Okay, so with recent action (namely Casey) and reaction…anyway…there’s been another uptick in discussion about CAPTCHA’s viability as a comment-spam stopper. And it appears as if many people are of the opinion I am, which is that the only good CAPTCHA for now is a natural language query: “what symbol represents the speed of light?” Answer “c” and you get to post your comment. Character recognition is one thing, but it will be a while before bots can beat this without totally brute-forcing it…I mean…a well-implemented natural language query would be pretty difficult for a bot to beat. And as Casey said, if we up the ante on the problem domain, the number of people who will be able to solve it and use it for evil drops substantially.

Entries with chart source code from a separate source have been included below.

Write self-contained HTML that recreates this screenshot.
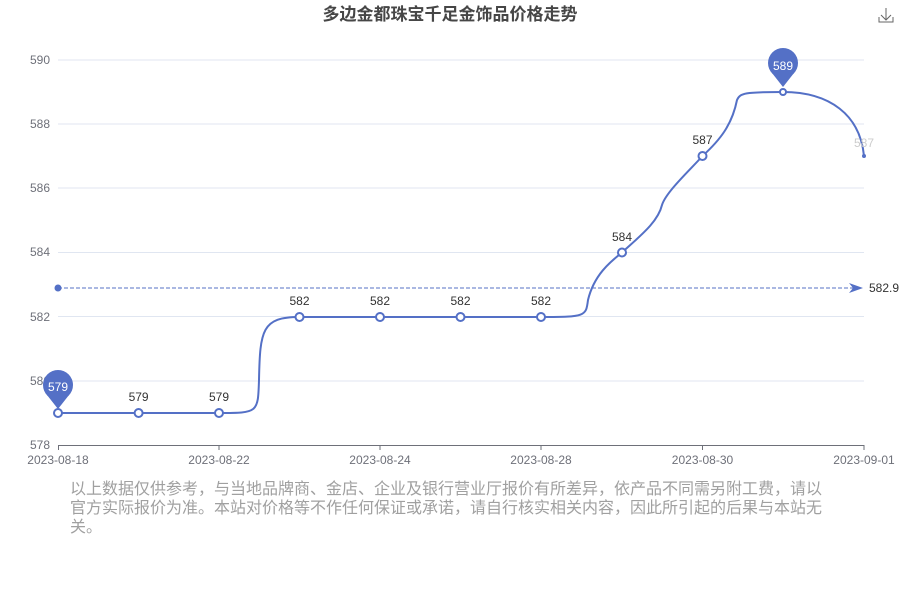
<!DOCTYPE html>
<html><head><meta charset="utf-8"><style>
body{margin:0;background:#fff;width:900px;height:600px;overflow:hidden}
text{font-family:"Liberation Sans","Noto Sans CJK SC",sans-serif}
</style></head><body>
<svg width="900" height="600" xmlns="http://www.w3.org/2000/svg">
<text x="450" y="20" text-anchor="middle" font-size="17" font-weight="bold" fill="#464646">多边金都珠宝千足金饰品价格走势</text>
<g stroke="#666" fill="none" stroke-width="1"><path d="M886 8v12M881 15l5 5 5-5M879 17v5h14v-5"/></g>
<g stroke="#e0e6f1" stroke-width="1">
<line x1="58" x2="864" y1="60" y2="60"/><line x1="58" x2="864" y1="124" y2="124"/><line x1="58" x2="864" y1="188" y2="188"/><line x1="58" x2="864" y1="252.5" y2="252.5"/><line x1="58" x2="864" y1="316.5" y2="316.5"/><line x1="58" x2="864" y1="381" y2="381"/>
</g>
<line x1="58" x2="864" y1="445.5" y2="445.5" stroke="#6e7079"/>
<g stroke="#6e7079"><line x1="58.5" x2="58.5" y1="445" y2="450"/><line x1="219" x2="219" y1="445" y2="450"/><line x1="380" x2="380" y1="445" y2="450"/><line x1="541" x2="541" y1="445" y2="450"/><line x1="702.5" x2="702.5" y1="445" y2="450"/><line x1="864" x2="864" y1="445" y2="450"/></g>
<g font-size="12" fill="#6e7079" text-anchor="end">
<text x="50" y="64">590</text><text x="50" y="128">588</text><text x="50" y="192">586</text><text x="50" y="256">584</text><text x="50" y="321">582</text><text x="50" y="385">580</text><text x="50" y="449">578</text></g>
<g font-size="12" fill="#6e7079" text-anchor="middle">
<text x="58" y="464">2023-08-18</text><text x="219" y="464">2023-08-22</text><text x="380" y="464">2023-08-24</text><text x="541" y="464">2023-08-28</text><text x="702.5" y="464">2023-08-30</text><text x="864" y="464">2023-09-01</text></g>
<line x1="58" x2="856" y1="288" y2="288" stroke="#5470c6" stroke-dasharray="4,2"/>
<circle cx="58" cy="288" r="3.5" fill="#5470c6"/>
<path d="M849 283l14 5-14 5 4-5z" fill="#5470c6"/>
<text x="869" y="292" font-size="12" fill="#333">582.9</text>
<path d="M58 413H219C258 413 258 413 259 380C260 330 262 317 299.5 317H541C586 317 586 316 588 300C594 275 610 262 622 252.5C640 236 658 222 662 205C666 192 690 170 702.5 156C720 140 732 125 737 100C740 93 745 92 783 92C830 92 860 115 864 156" fill="none" stroke="#5470c6" stroke-width="2"/>
<g fill="#fff" stroke="#5470c6" stroke-width="2">
<circle cx="58" cy="413" r="4"/><circle cx="138.6" cy="413" r="4"/><circle cx="219" cy="413" r="4"/><circle cx="299.5" cy="317" r="4"/><circle cx="380" cy="317" r="4"/><circle cx="460.5" cy="317" r="4"/><circle cx="541" cy="317" r="4"/><circle cx="622" cy="252.5" r="4"/><circle cx="702.5" cy="156" r="4"/><circle cx="783" cy="92" r="3"/></g>
<circle cx="864" cy="156" r="2" fill="#5470c6"/>
<g font-size="12" fill="#333" text-anchor="middle">
<text x="138.6" y="401">579</text><text x="219" y="401">579</text><text x="299.5" y="305">582</text><text x="380" y="305">582</text><text x="460.5" y="305">582</text><text x="541" y="305">582</text><text x="622" y="241">584</text><text x="702.5" y="144">587</text><text x="864" y="147" fill="#ccc">587</text></g>
<g fill="#5470c6">
<circle cx="58" cy="385" r="15"/><path d="M47 395L58 409L69 395z"/>
<circle cx="783" cy="63" r="15"/><path d="M772 73L783 87L794 73z"/></g>
<g font-size="12" fill="#fff" text-anchor="middle"><text x="58" y="391">579</text><text x="783" y="70">589</text></g>
<g font-size="16" fill="#a0a0a0" font-family="'Liberation Sans','Noto Sans CJK SC',sans-serif">
<text x="70" y="494">以上数据仅供参考，与当地品牌商、金店、企业及银行营业厅报价有所差异，依产品不同需另附工费，请以</text>
<text x="70" y="513">官方实际报价为准。本站对价格等不作任何保证或承诺，请自行核实相关内容，因此所引起的后果与本站无</text>
<text x="70" y="532">关。</text></g>
</svg>
</body></html>
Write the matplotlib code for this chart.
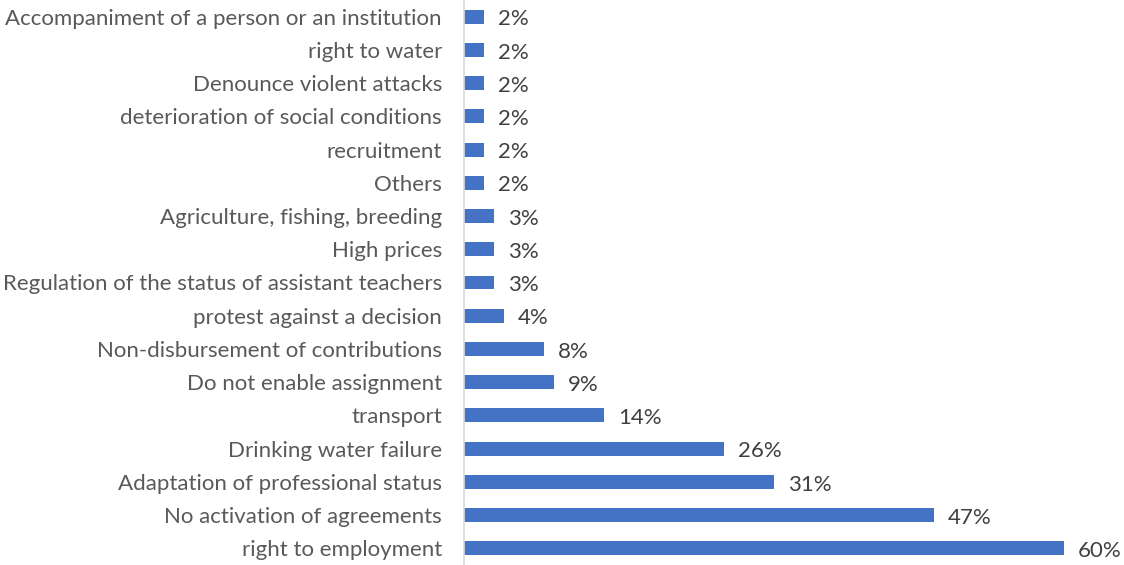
import matplotlib.pyplot as plt

# categories listed from top to bottom
categories = [
    "Accompaniment of a person or an institution",
    "right to water",
    "Denounce violent attacks",
    "deterioration of social conditions",
    "recruitment",
    "Others",
    "Agriculture, fishing, breeding",
    "High prices",
    "Regulation of the status of assistant teachers",
    "protest against a decision",
    "Non-disbursement of contributions",
    "Do not enable assignment",
    "transport",
    "Drinking water failure",
    "Adaptation of professional status",
    "No activation of agreements",
    "right to employment",
]
values = [2, 2, 2, 2, 2, 2, 3, 3, 3, 4, 8, 9, 14, 26, 31, 47, 60]

plt.rcParams['font.family'] = ['Lato', 'DejaVu Sans']
text_color = "#595959"

fig = plt.figure(figsize=(11.24, 5.65), dpi=100)
ax = fig.add_axes([0.413, 0.0, 0.587, 1.0])

ypos = list(range(len(categories)))
ax.barh(ypos, values, height=0.42, color="#4472C4")

for y, v in zip(ypos, values):
    ax.text(v + 1.4, y + 0.08, f"{v}%", va="center", ha="left",
            fontsize=16, color="#404040")

ax.set_yticks(ypos)
ax.set_yticklabels(categories, fontsize=16, color=text_color)
ax.tick_params(axis="y", length=0, pad=16)
ax.set_ylim(len(categories) - 0.5, -0.5)
ax.set_xlim(0, 66)
ax.set_xticks([])

for side in ["top", "right", "bottom"]:
    ax.spines[side].set_visible(False)
ax.spines["left"].set_color("#D9D9D9")
ax.spines["left"].set_linewidth(1.2)

fig.savefig("out.png", dpi=100)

So, my thought…how about a community project to work on a networked natural language query CAPTCHA. I know there are things like this out there, but I’m thinking it would work like this:
- First, be a web-service. Minimal barrier to entry for implementation.
- Centralized query repository, with limited (but not completely) access as to who can enter new questions and making sure they are correct.
- Optional variable levels of “query munging” including mixed up letters or improper spaces: “what isthe air speedof an unladen swallo w?” or “waht is the airseped of an ulnaden sawllow?”
- possibly even levels of techinicality (e.g. tech questions for a tech-blog).
- multiple failures results in various levels of denial, such as messages, temporary “lock” or all out IP blacklist.
Not sure how this would work out. My thought is that any individual natural language query CAPTCHA would be limited by the number and variety of questions, and if you studied them enough you can parse those and supply the right answer. Something with a centralized query repository with various other features would be harder to defeat automagically. It may be worth a shot…anyone have any ideas?